No es descabellado pensar que el agente doble sostiene una posición más ética que política. La pregunta del agente doble es una pregunta sobre sí mismo, sobre su posición y su forma de estar en la universidad. Y es que en calidad de profesor, formador, educador pero también de agente institucional, no se anima demasiado pronto a ejercer su práctica investigadora y docente de espaldas al mundo en el que vive (ni de la universidad en la que trabaja), aunque tampoco pueda identificarse simplonamente con las tristes lógicas que hoy los rigen. Ser agente doble conlleva hacerse cargo de los encargos, pero asumiendo la responsabilidad ética profesional de traducirlos a otros lenguajes y prácticas que no se limiten a reproducir lo dado. Constituirse como agente doble implica trabajar, multiplicado y dividido, para habitar y hacer más habitables nuestras universidades y aulas; implica aceptar el riesgo de deambular por espacios determinados para convertirlos (temporalmente) en lugares insospechados en los que pueda (re)producirse y dislocarse lo esperado y lo esperable. Ser agente doble implica, en última instancia, pensar y actuar agazapado a la vista de todos, con los pies en el suelo pero al borde del acantilado.

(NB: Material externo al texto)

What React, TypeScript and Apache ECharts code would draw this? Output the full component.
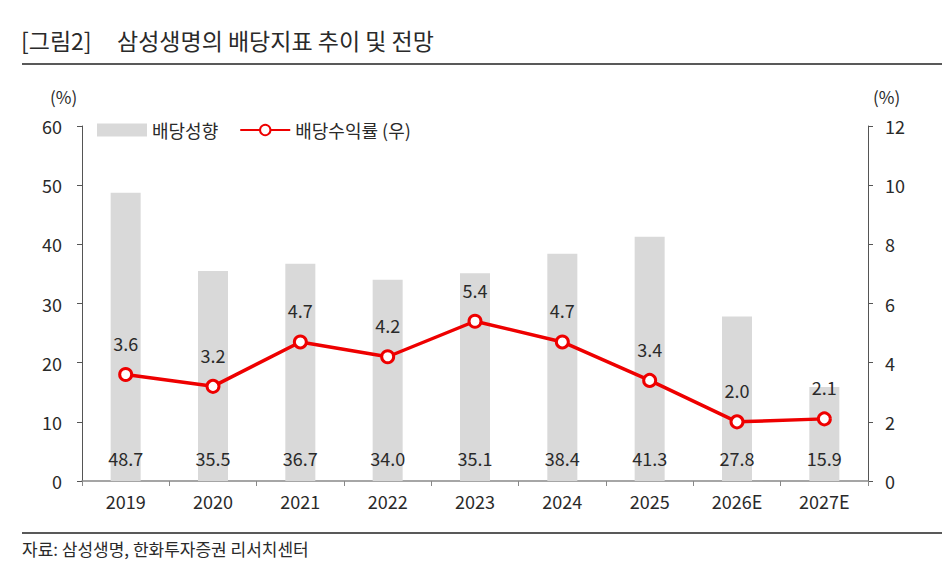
import React, { useEffect, useRef } from "react";
import * as echarts from "echarts";

const categories = ["2019", "2020", "2021", "2022", "2023", "2024", "2025", "2026E", "2027E"];
const payoutRatio = [48.7, 35.5, 36.7, 34.0, 35.1, 38.4, 41.3, 27.8, 15.9];
const dividendYield = [3.6, 3.2, 4.7, 4.2, 5.4, 4.7, 3.4, 2.0, 2.1];

const FONT = "'Noto Sans CJK KR', 'Noto Sans', sans-serif";
const AXIS_COLOR = "#555555";
const TEXT = "#2a2a2a";

export default function App() {
  const ref = useRef<HTMLDivElement>(null);
  useEffect(() => {
    if (!ref.current) return;
    const chart = echarts.init(ref.current, undefined, { renderer: "svg" });
    chart.setOption({
      animation: false,
      backgroundColor: "#ffffff",
      textStyle: { fontFamily: FONT },
      grid: { left: 82, right: 84, top: 126, bottom: 99, containLabel: false },
      legend: {
        left: 92,
        top: 116,
        itemWidth: 50,
        itemHeight: 13,
        itemGap: 21,
        textStyle: { fontFamily: FONT, fontSize: 18, color: TEXT },
        data: [
          { name: "배당성향", icon: "rect" },
          { name: "배당수익률 (우)" },
        ],
      },
      xAxis: {
        type: "category",
        data: categories,
        axisLine: { lineStyle: { color: "#888888", width: 1.5 } },
        axisTick: { show: true, alignWithLabel: false, length: 5, lineStyle: { color: "#888888" } },
        axisLabel: { fontFamily: FONT, fontSize: 18, color: TEXT, margin: 11 },
      },
      yAxis: [
        {
          type: "value",
          min: 0,
          max: 60,
          interval: 10,
          axisLine: { show: true, lineStyle: { color: AXIS_COLOR } },
          axisTick: { show: true, length: 5, lineStyle: { color: AXIS_COLOR } },
          splitLine: { show: false },
          axisLabel: { fontFamily: FONT, fontSize: 18, color: TEXT, margin: 20 },
        },
        {
          type: "value",
          min: 0,
          max: 12,
          interval: 2,
          position: "right",
          axisLine: { show: true, lineStyle: { color: AXIS_COLOR } },
          axisTick: { show: true, length: 5, lineStyle: { color: AXIS_COLOR } },
          splitLine: { show: false },
          axisLabel: { fontFamily: FONT, fontSize: 18, color: TEXT, margin: 17 },
        },
      ],
      series: [
        {
          name: "배당성향",
          type: "bar",
          data: payoutRatio,
          barWidth: 30,
          itemStyle: { color: "#d9d9d9" },
          label: {
            show: true,
            position: "insideBottom",
            distance: 14,
            fontFamily: FONT,
            fontSize: 18,
            color: TEXT,
            formatter: (p: any) => Number(p.value).toFixed(1),
          },
          z: 1,
        },
        {
          name: "배당수익률 (우)",
          type: "line",
          yAxisIndex: 1,
          data: dividendYield,
          symbol: "circle",
          symbolSize: 12,
          lineStyle: { color: "#ee0000", width: 3.5 },
          itemStyle: { color: "#ffffff", borderColor: "#ee0000", borderWidth: 3 },
          label: {
            show: true,
            position: "top",
            distance: 15,
            fontFamily: FONT,
            fontSize: 18,
            color: TEXT,
            formatter: (p: any) => Number(p.value).toFixed(1),
          },
          z: 3,
        },
      ],
      graphic: [
        {
          type: "text",
          left: 21,
          top: 28,
          style: { text: "[그림2]", font: `23px ${FONT}`, fill: TEXT },
        },
        {
          type: "text",
          left: 117,
          top: 28,
          style: { text: "삼성생명의 배당지표 추이 및 전망", font: `23px ${FONT}`, fill: TEXT },
        },
        {
          type: "line",
          shape: { x1: 22, y1: 64, x2: 942, y2: 64 },
          style: { stroke: "#222", lineWidth: 1.5 },
        },
        {
          type: "text",
          left: 50,
          top: 88,
          style: { text: "(%)", font: `17px ${FONT}`, fill: TEXT },
        },
        {
          type: "text",
          left: 873,
          top: 88,
          style: { text: "(%)", font: `17px ${FONT}`, fill: TEXT },
        },
        {
          type: "line",
          shape: { x1: 22, y1: 533, x2: 942, y2: 533 },
          style: { stroke: "#222", lineWidth: 1.5 },
        },
        {
          type: "text",
          left: 22,
          top: 540,
          style: { text: "자료: 삼성생명, 한화투자증권 리서치센터", font: `17px ${FONT}`, fill: TEXT },
        },
      ],
    });
    return () => chart.dispose();
  }, []);
  return (
    <div
      ref={ref}
      style={{ position: "fixed", left: 0, top: 0, width: 952, height: 580, background: "#fff" }}
    />
  );
}
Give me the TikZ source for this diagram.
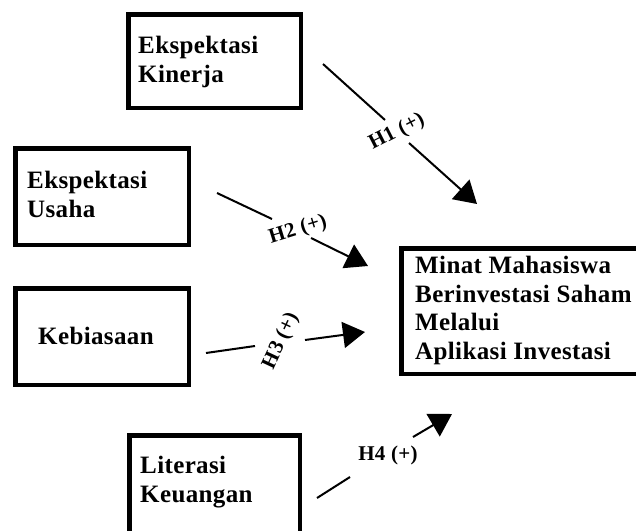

Los movimientos que en los últimos años agitan la educación superior (desde el Plan Bolonia hasta los actuales recortes en educación e investigación) dejan entrever que la actual universidad vende su alma a un Mefistófeles llamado Mercado. No cabe lamentarse porque la universidad venda sus productos de investigación y formación a la utilidad social, promesa inscrita en su naturaleza y función, sino de que venda su alma de cosa social a un interés que no es del orden de lo común. Mefistófeles otorga un nuevo poder a la universidad, aunque el fetichismo de sus mercancías, el falso brillo de algunos de sus objetos, puede narcotizarla y hacerla dormir para acabar soñando un sueño que no es suyo.
En su trabajo sobre Nietzsche, Gilles Deleuze (1962/1994) sostenía que una filosofía que no entristece o contraría a nadie no es filosofía. Quizás una universidad, una investigación y una formación que no fuercen o contraríen a nadie tampoco sean dignas de tal nombre. El genealogista se dio cuenta de que la enseñanza de la filosofía de su tiempo intentaba privar a los estudiantes del martillo para auscultar su tiempo, su cultura y valores. Del mismo modo, un modelo wiki y pachtwork de universidad, fácil y cómodo, niega en sus prácticas investigadoras y formativas la comprensión de las múltiples versiones del mundo y de las profesiones. Tales saberes y aprendizajes precisan recorrer un largo camino de estudio y preparación (de formación en un sentido amplio) que, por los motivos aducidos, hoy parece en vías de extinción. El estudio y el saber han sido desplazados, minusvalorados, tanto por los que mandan como por los que obedecen. Nietzsche no pudo soportar servir a una universidad completamente plegada a las exigencias del Estado de turno; ¿cómo soportar sin ruborizarnos la actual servidumbre formativa e investigadora para con la ley de la empleabilidad técnica requerida por los mercados? Quizás jugando a ser profesores-filósofos, tal vez profesando la lógica de los agentes dobles.
A pesar de lo dicho y profesado, a mi juicio, una afirmación de Macherey (2011) sigue teniendo plena vigencia: tras ocho siglos de existencia la forma universitaria, la cosa universitaria, lo que ella sea y lo que en ella hacemos, si es que tal cosa aún merece la pena, está en gran medida por inventar.